The exercise:
Copy out, with no alterations, the lines below running from the one containing "Recreate this image" to the one containing "import plotly.graph_objects as go", inclusive at each end; pictures are omitted.

[Rows from a dataset of charts and code]
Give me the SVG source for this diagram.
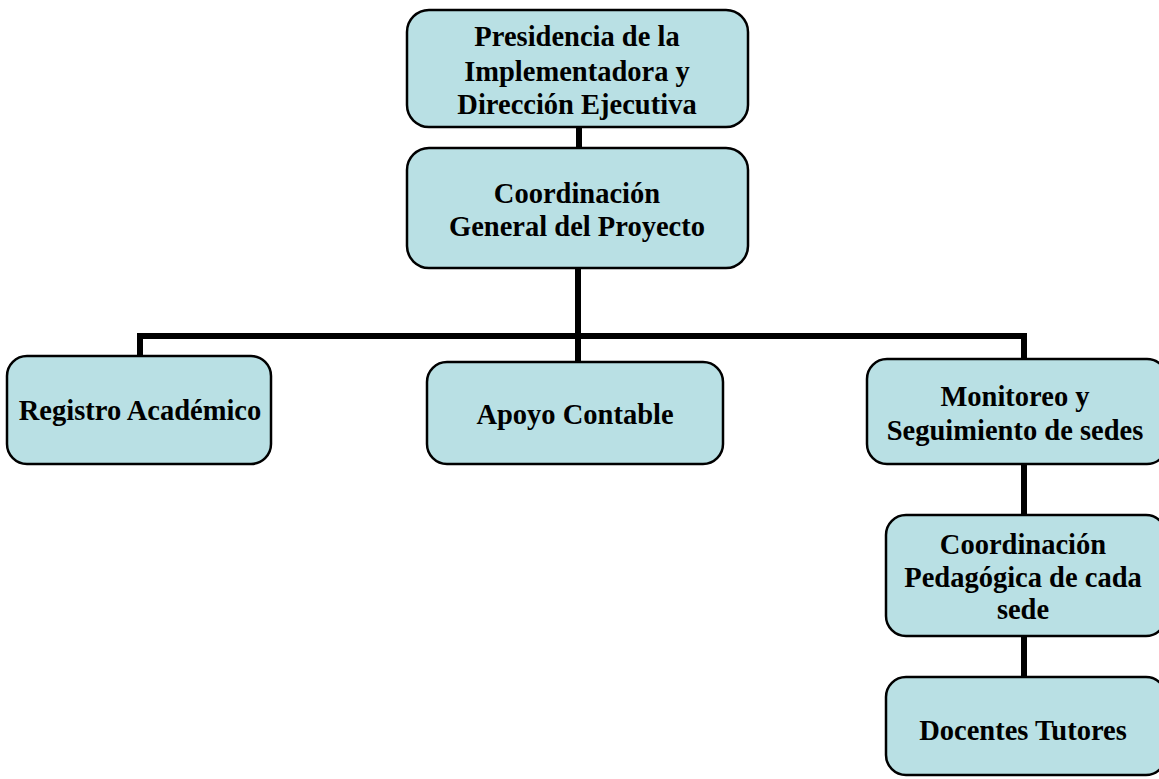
<svg xmlns="http://www.w3.org/2000/svg" width="1159" height="779" viewBox="0 0 1159 779">
<style>
.box{fill:#b9e0e4;stroke:#000;stroke-width:2.5}
.t{font-family:"Liberation Serif",serif;font-weight:bold;font-size:28.5px;fill:#000;text-anchor:middle}
.c{stroke:#000;stroke-width:6;fill:none}
</style>
<rect width="1159" height="779" fill="#fff"/>
<g id="connectors">
<line class="c" x1="579" y1="127" x2="579" y2="148"/>
<line class="c" x1="578" y1="268" x2="578" y2="362"/>
<polyline class="c" points="140,357 140,336 1024,336 1024,359"/>
<line class="c" x1="1024" y1="464" x2="1024" y2="515"/>
<line class="c" x1="1024" y1="636" x2="1024" y2="677"/>
</g>
<g id="presidencia">
<rect class="box" x="407" y="10" width="341" height="117" rx="22"/>
<text class="t" x="577" y="46">Presidencia de la</text>
<text class="t" x="577" y="81">Implementadora y</text>
<text class="t" x="577" y="114">Dirección Ejecutiva</text>
</g>
<g id="coordinacion-general">
<rect class="box" x="407" y="148" width="341" height="120" rx="22"/>
<text class="t" x="577" y="203">Coordinación</text>
<text class="t" x="577" y="236">General del Proyecto</text>
</g>
<g id="registro">
<rect class="box" x="7" y="356" width="264" height="108" rx="20"/>
<text class="t" x="140" y="420">Registro Académico</text>
</g>
<g id="apoyo">
<rect class="box" x="427" y="362" width="296" height="102" rx="20"/>
<text class="t" x="575" y="424">Apoyo Contable</text>
</g>
<g id="monitoreo">
<rect class="box" x="867" y="359" width="300" height="105" rx="20"/>
<text class="t" x="1015" y="406">Monitoreo y</text>
<text class="t" x="1015" y="440">Seguimiento de sedes</text>
</g>
<g id="coordinacion-pedagogica">
<rect class="box" x="886" y="515" width="280" height="121" rx="20"/>
<text class="t" x="1023" y="554">Coordinación</text>
<text class="t" x="1023" y="587">Pedagógica de cada</text>
<text class="t" x="1023" y="619">sede</text>
</g>
<g id="docentes">
<rect class="box" x="886" y="677" width="280" height="98" rx="20"/>
<text class="t" x="1023" y="740">Docentes Tutores</text>
</g>
</svg>
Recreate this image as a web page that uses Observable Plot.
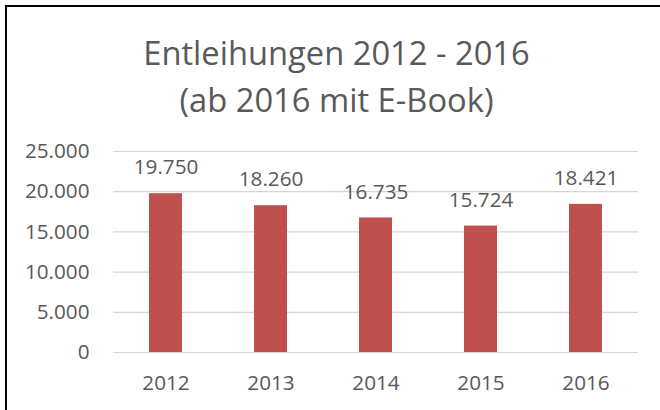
<!DOCTYPE html>
<html>
<head>
<meta charset="utf-8">
<script src="https://cdn.jsdelivr.net/npm/d3@7"></script>
<script src="https://cdn.jsdelivr.net/npm/@observablehq/plot@0.6"></script>
<style>
  html, body { margin: 0; padding: 0; background: #fff; }
  #wrap { position: relative; width: 660px; height: 410px; overflow: hidden; font-family: "Open Sans", sans-serif; }
  #frame { position: absolute; left: 5px; top: 5px; width: 700px; height: 500px; border-top: 2px solid #000; border-left: 2px solid #000; }
  #title { position: absolute; left: 0; top: 29px; width: 673px; text-align: center; font-size: 32.7px; line-height: 47px; color: #595959; }
  #chart { position: absolute; left: 0; top: 130px; }
</style>
</head>
<body>
<div id="wrap">
  <div id="frame"></div>
  <div id="title">Entleihungen 2012 - 2016<br>(ab 2016 mit E-Book)</div>
  <div id="chart"></div>
</div>
<script>
const years = ["2012", "2013", "2014", "2015", "2016"];
const loans = [19750, 18260, 16735, 15724, 18421];
const yTicks = [0, 5000, 10000, 15000, 20000, 25000];

const data = years.map((y, i) => ({year: y, value: loans[i]}));
const fmt = v => d3.format(",")(v).replace(/,/g, ".");

const chart = Plot.plot({
  width: 660,
  height: 280,
  marginTop: 21,
  marginBottom: 58,
  marginLeft: 113,
  marginRight: 22,
  style: { fontFamily: "Open Sans, sans-serif", fontSize: "20.5px", color: "#595959", background: "transparent" },
  x: { domain: years, padding: 0, label: null },
  y: { domain: [0, 25000], label: null },
  marks: [
    Plot.ruleY(yTicks, { stroke: "#d6d6d6", strokeWidth: 1.2 }),
    Plot.barY(data, { x: "year", y: "value", fill: "#C0504D", insetLeft: 36, insetRight: 36 }),
    Plot.text(data, { x: "year", y: "value", text: d => fmt(d.value), dy: -26, fill: "#595959", fontSize: 20.7 }),
    Plot.axisY(yTicks, { tickSize: 0, tickPadding: 24, tickFormat: fmt, fill: "#595959", fontSize: 20.7, label: null }),
    Plot.axisX({ tickSize: 0, tickPadding: 23, fill: "#595959", fontSize: 20.7, label: null })
  ]
});
document.getElementById("chart").appendChild(chart);
</script>
</body>
</html>
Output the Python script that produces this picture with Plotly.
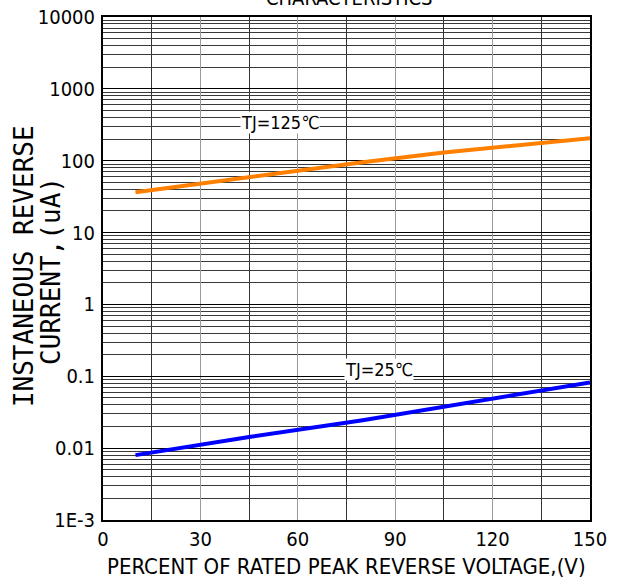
import plotly.graph_objects as go

# Data
x_pct = [10, 45, 80, 105, 135, 150]
i_125 = [36.5, 59, 95, 130, 175, 206]
i_25 = [0.0080, 0.0143, 0.0245, 0.038, 0.063, 0.082]

x_ticks = [0, 30, 60, 90, 120, 150]
y_tickvals = [1e-3, 1e-2, 1e-1, 1, 10, 100, 1000, 10000]
y_ticktext = ["1E-3", "0.01", "0.1", "1", "10", "100", "1000", "10000"]

NARROW = "DejaVu Sans Condensed"

fig = go.Figure()
fig.add_trace(go.Scatter(x=x_pct, y=i_125, mode="lines",
                         line=dict(color="#FF8000", width=4), showlegend=False))
fig.add_trace(go.Scatter(x=x_pct, y=i_25, mode="lines",
                         line=dict(color="#0000FF", width=4), showlegend=False))

fig.update_layout(
    width=619, height=585,
    margin=dict(l=103, r=29, t=17, b=65),
    paper_bgcolor="white", plot_bgcolor="white",
    font=dict(family=NARROW, color="black", size=20),
)
fig.update_xaxes(
    range=[0, 150], tickvals=x_ticks, ticks="", showline=True, linecolor="black",
    linewidth=2, mirror=True, showgrid=True, gridcolor="#9a9a9a", gridwidth=1,
    minor=dict(dtick=15, showgrid=True, gridcolor="#333333", gridwidth=1),
    tickfont=dict(family=NARROW, size=20), automargin=False,
    zeroline=False,
)
fig.update_yaxes(
    type="log", range=[-3, 4], tickvals=y_tickvals, ticktext=y_ticktext, ticks="",
    showline=True, linecolor="black", linewidth=2, mirror=True,
    showgrid=True, gridcolor="black", gridwidth=1,
    minor=dict(dtick="D1", showgrid=True, gridcolor="#3a3a3a", gridwidth=1),
    tickfont=dict(family=NARROW, size=20), automargin=False,
    ticklabelstandoff=2,
    zeroline=False,
)
# x-axis title
fig.add_annotation(text="PERCENT OF RATED PEAK REVERSE VOLTAGE,(V)", xref="paper",
                   yref="paper", x=0.501, y=-0.0934, xanchor="center", yanchor="middle",
                   showarrow=False, font=dict(family=NARROW, size=22))
# y-axis title (two rotated lines)
fig.add_annotation(text="INSTANEOUS REVERSE", xref="paper", yref="paper",
                   x=-0.162, y=0.505, xanchor="center", yanchor="middle",
                   textangle=-90, showarrow=False,
                   font=dict(family="DejaVu Sans Mono", size=26))
fig.add_annotation(text="CURRENT,(uA)", xref="paper", yref="paper",
                   x=-0.107, y=0.495, xanchor="center", yanchor="middle",
                   textangle=-90, showarrow=False,
                   font=dict(family="DejaVu Sans Mono", size=26))
# cut-off title
fig.add_annotation(text="CHARACTERISTICS", xref="paper", yref="paper", x=0.505,
                   y=1.038, xanchor="center", yanchor="middle", showarrow=False,
                   font=dict(family=NARROW, size=20))
# curve labels
fig.add_annotation(text="TJ=125℃", x=54.5, y=2.526, xref="x", yref="y",
                   xanchor="center", yanchor="middle",
                   showarrow=False, bgcolor="white", borderpad=0,
                   font=dict(family=NARROW, size=18))
fig.add_annotation(text="TJ=25℃", x=85, y=-0.91, xref="x", yref="y",
                   xanchor="center", yanchor="middle",
                   showarrow=False, bgcolor="white", borderpad=0,
                   font=dict(family=NARROW, size=18))

fig.write_html("out.html", config={"displayModeBar": False},
               post_script="document.body.style.margin='0px';")
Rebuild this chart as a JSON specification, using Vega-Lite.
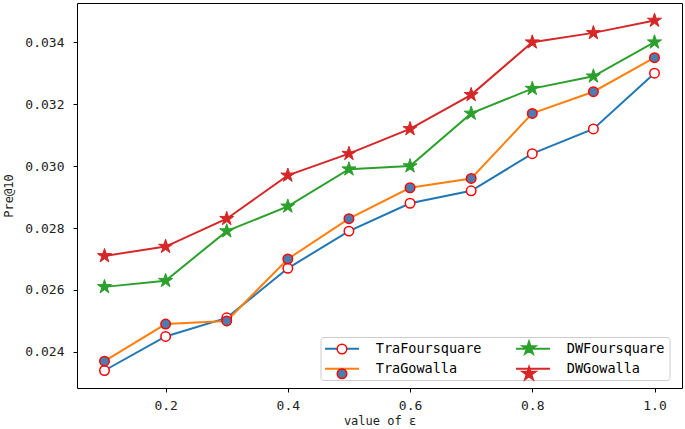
{
  "$schema": "https://vega.github.io/schema/vega-lite/v6.json",
  "autosize": "none",
  "width": 605,
  "height": 385,
  "padding": {"left": 77, "top": 3, "right": 3, "bottom": 41},
  "background": "white",
  "config": {
    "view": {"stroke": "black", "strokeWidth": 1},
    "font": "DejaVu Sans Mono",
    "axis": {
      "grid": false, "domain": false, "ticks": true, "tickColor": "black", "tickSize": 4, "tickWidth": 1,
      "labelFont": "DejaVu Sans Mono", "labelFontSize": 13, "labelColor": "#222222",
      "titleFont": "DejaVu Sans Mono", "titleFontSize": 12, "titleFontWeight": "normal", "titleColor": "#222222"
    }
  },
  "data": {
    "values": [
      {"eps": 0.1, "pre": 0.0234, "s": "TraFoursquare"},
      {"eps": 0.2, "pre": 0.0245, "s": "TraFoursquare"},
      {"eps": 0.3, "pre": 0.0251, "s": "TraFoursquare"},
      {"eps": 0.4, "pre": 0.0267, "s": "TraFoursquare"},
      {"eps": 0.5, "pre": 0.0279, "s": "TraFoursquare"},
      {"eps": 0.6, "pre": 0.0288, "s": "TraFoursquare"},
      {"eps": 0.7, "pre": 0.0292, "s": "TraFoursquare"},
      {"eps": 0.8, "pre": 0.0304, "s": "TraFoursquare"},
      {"eps": 0.9, "pre": 0.0312, "s": "TraFoursquare"},
      {"eps": 1.0, "pre": 0.0330, "s": "TraFoursquare"},
      {"eps": 0.1, "pre": 0.0237, "s": "TraGowalla"},
      {"eps": 0.2, "pre": 0.0249, "s": "TraGowalla"},
      {"eps": 0.3, "pre": 0.0250, "s": "TraGowalla"},
      {"eps": 0.4, "pre": 0.0270, "s": "TraGowalla"},
      {"eps": 0.5, "pre": 0.0283, "s": "TraGowalla"},
      {"eps": 0.6, "pre": 0.0293, "s": "TraGowalla"},
      {"eps": 0.7, "pre": 0.0296, "s": "TraGowalla"},
      {"eps": 0.8, "pre": 0.0317, "s": "TraGowalla"},
      {"eps": 0.9, "pre": 0.0324, "s": "TraGowalla"},
      {"eps": 1.0, "pre": 0.0335, "s": "TraGowalla"},
      {"eps": 0.1, "pre": 0.0261, "s": "DWFoursquare"},
      {"eps": 0.2, "pre": 0.0263, "s": "DWFoursquare"},
      {"eps": 0.3, "pre": 0.0279, "s": "DWFoursquare"},
      {"eps": 0.4, "pre": 0.0287, "s": "DWFoursquare"},
      {"eps": 0.5, "pre": 0.0299, "s": "DWFoursquare"},
      {"eps": 0.6, "pre": 0.0300, "s": "DWFoursquare"},
      {"eps": 0.7, "pre": 0.0317, "s": "DWFoursquare"},
      {"eps": 0.8, "pre": 0.0325, "s": "DWFoursquare"},
      {"eps": 0.9, "pre": 0.0329, "s": "DWFoursquare"},
      {"eps": 1.0, "pre": 0.0340, "s": "DWFoursquare"},
      {"eps": 0.1, "pre": 0.0271, "s": "DWGowalla"},
      {"eps": 0.2, "pre": 0.0274, "s": "DWGowalla"},
      {"eps": 0.3, "pre": 0.0283, "s": "DWGowalla"},
      {"eps": 0.4, "pre": 0.0297, "s": "DWGowalla"},
      {"eps": 0.5, "pre": 0.0304, "s": "DWGowalla"},
      {"eps": 0.6, "pre": 0.0312, "s": "DWGowalla"},
      {"eps": 0.7, "pre": 0.0323, "s": "DWGowalla"},
      {"eps": 0.8, "pre": 0.0340, "s": "DWGowalla"},
      {"eps": 0.9, "pre": 0.0343, "s": "DWGowalla"},
      {"eps": 1.0, "pre": 0.0347, "s": "DWGowalla"}
    ]
  },
  "encoding": {
    "x": {
      "field": "eps", "type": "quantitative",
      "scale": {"domain": [0.055, 1.045], "nice": false, "zero": false},
      "axis": {"values": [0.2, 0.4, 0.6, 0.8, 1.0], "format": ".1f", "labelPadding": 7, "title": "value of ε", "titlePadding": 3}
    },
    "y": {
      "field": "pre", "type": "quantitative",
      "scale": {"domain": [0.022835, 0.035265], "nice": false, "zero": false},
      "axis": {"values": [0.024, 0.026, 0.028, 0.030, 0.032, 0.034], "format": ".3f", "labelPadding": 9, "title": "Pre@10", "titlePadding": 9}
    }
  },
  "layer": [
    {
      "mark": {"type": "line", "strokeWidth": 2},
      "encoding": {
        "color": {
          "field": "s", "type": "nominal",
          "scale": {"domain": ["TraFoursquare", "TraGowalla", "DWFoursquare", "DWGowalla"], "range": ["#1f77b4", "#ff7f0e", "#2ca02c", "#d62728"]},
          "legend": {
            "values": ["TraFoursquare", "TraGowalla", "DWFoursquare", "DWGowalla"],
            "orient": "none", "legendX": 243.5, "legendY": 334, "columns": 2, "zindex": 1,
            "title": null, "symbolType": "M-3.58,0H3.58", "symbolSize": 90, "symbolStrokeWidth": 2, "symbolOffset": 10.25,
            "labelFont": "DejaVu Sans Mono", "labelFontSize": 13.5, "labelColor": "black",
            "labelOffset": 27, "columnPadding": 30, "rowPadding": 5.5,
            "fillColor": "white", "strokeColor": "#cccccc", "cornerRadius": 3, "padding": 4.5
          }
        }
      }
    },
    {
      "transform": [{"filter": "indexof(datum.s, 'Tra') == 0"}],
      "mark": {"type": "point", "filled": true, "strokeWidth": 1.5, "opacity": 1, "size": 90},
      "encoding": {
        "shape": {
          "field": "s", "type": "nominal",
          "scale": {"domain": ["TraFoursquare", "DWFoursquare", "TraGowalla", "DWGowalla"], "range": ["circle", "M0,-1.56L0.3502,-0.482L1.4837,-0.482L0.5668,0.1841L0.917,1.262L0,0.5959L-0.917,1.262L-0.5668,0.1841L-1.4837,-0.482L-0.3502,-0.482Z", "circle", "M0,-1.56L0.3502,-0.482L1.4837,-0.482L0.5668,0.1841L0.917,1.262L0,0.5959L-0.917,1.262L-0.5668,0.1841L-1.4837,-0.482L-0.3502,-0.482Z"]},
          "legend": {
            "values": ["TraFoursquare", "TraGowalla", "DWFoursquare", "DWGowalla"],
            "orient": "none", "legendX": 243.5, "legendY": 334, "columns": 2, "zindex": 3,
            "title": null, "symbolSize": 90, "symbolStrokeWidth": 1.5, "symbolOffset": 10.25, "symbolOpacity": 1,
            "labelFont": "DejaVu Sans Mono", "labelFontSize": 13.5, "labelOpacity": 0,
            "labelOffset": 27, "columnPadding": 30, "rowPadding": 5.5, "padding": 4.5
          }
        },
        "fill": {
          "field": "s", "type": "nominal",
          "scale": {"domain": ["TraFoursquare", "DWFoursquare", "TraGowalla", "DWGowalla"], "range": ["white", "#2ca02c", "#4a7eb0", "#d62728"]}
        },
        "stroke": {
          "field": "s", "type": "nominal",
          "scale": {"domain": ["TraFoursquare", "DWFoursquare", "TraGowalla", "DWGowalla"], "range": ["#ff0000", "#2ca02c", "#ff0000", "#d62728"]}
        }
      }
    },
    {
      "transform": [{"filter": "indexof(datum.s, 'DW') == 0"}],
      "mark": {"type": "point", "filled": true, "strokeWidth": 1, "opacity": 1, "size": 90},
      "encoding": {
        "shape": {"field": "s", "type": "nominal"},
        "fill": {"field": "s", "type": "nominal"},
        "stroke": {"field": "s", "type": "nominal"}
      }
    }
  ]
}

Output of the task:
Recreate this image as a web page that uses Observable Plot.
<!DOCTYPE html>
<html>
<head>
<meta charset="utf-8">
<script src="https://cdn.jsdelivr.net/npm/d3@7"></script>
<script src="https://cdn.jsdelivr.net/npm/@observablehq/plot@0.6"></script>
<style>
  html, body { margin: 0; padding: 0; background: #fff; }
  #wrap { position: relative; width: 660px; height: 410px; overflow: hidden; font-family: "Open Sans", sans-serif; }
  #frame { position: absolute; left: 5px; top: 5px; width: 700px; height: 500px; border-top: 2px solid #000; border-left: 2px solid #000; }
  #title { position: absolute; left: 0; top: 29px; width: 673px; text-align: center; font-size: 32.7px; line-height: 47px; color: #595959; }
  #chart { position: absolute; left: 0; top: 130px; }
</style>
</head>
<body>
<div id="wrap">
  <div id="frame"></div>
  <div id="title">Entleihungen 2012 - 2016<br>(ab 2016 mit E-Book)</div>
  <div id="chart"></div>
</div>
<script>
const years = ["2012", "2013", "2014", "2015", "2016"];
const loans = [19750, 18260, 16735, 15724, 18421];
const yTicks = [0, 5000, 10000, 15000, 20000, 25000];

const data = years.map((y, i) => ({year: y, value: loans[i]}));
const fmt = v => d3.format(",")(v).replace(/,/g, ".");

const chart = Plot.plot({
  width: 660,
  height: 280,
  marginTop: 21,
  marginBottom: 58,
  marginLeft: 113,
  marginRight: 22,
  style: { fontFamily: "Open Sans, sans-serif", fontSize: "20.5px", color: "#595959", background: "transparent" },
  x: { domain: years, padding: 0, label: null },
  y: { domain: [0, 25000], label: null },
  marks: [
    Plot.ruleY(yTicks, { stroke: "#d6d6d6", strokeWidth: 1.2 }),
    Plot.barY(data, { x: "year", y: "value", fill: "#C0504D", insetLeft: 36, insetRight: 36 }),
    Plot.text(data, { x: "year", y: "value", text: d => fmt(d.value), dy: -26, fill: "#595959", fontSize: 20.7 }),
    Plot.axisY(yTicks, { tickSize: 0, tickPadding: 24, tickFormat: fmt, fill: "#595959", fontSize: 20.7, label: null }),
    Plot.axisX({ tickSize: 0, tickPadding: 23, fill: "#595959", fontSize: 20.7, label: null })
  ]
});
document.getElementById("chart").appendChild(chart);
</script>
</body>
</html>
Output the Python script that produces this picture with Plotly.
import plotly.graph_objects as go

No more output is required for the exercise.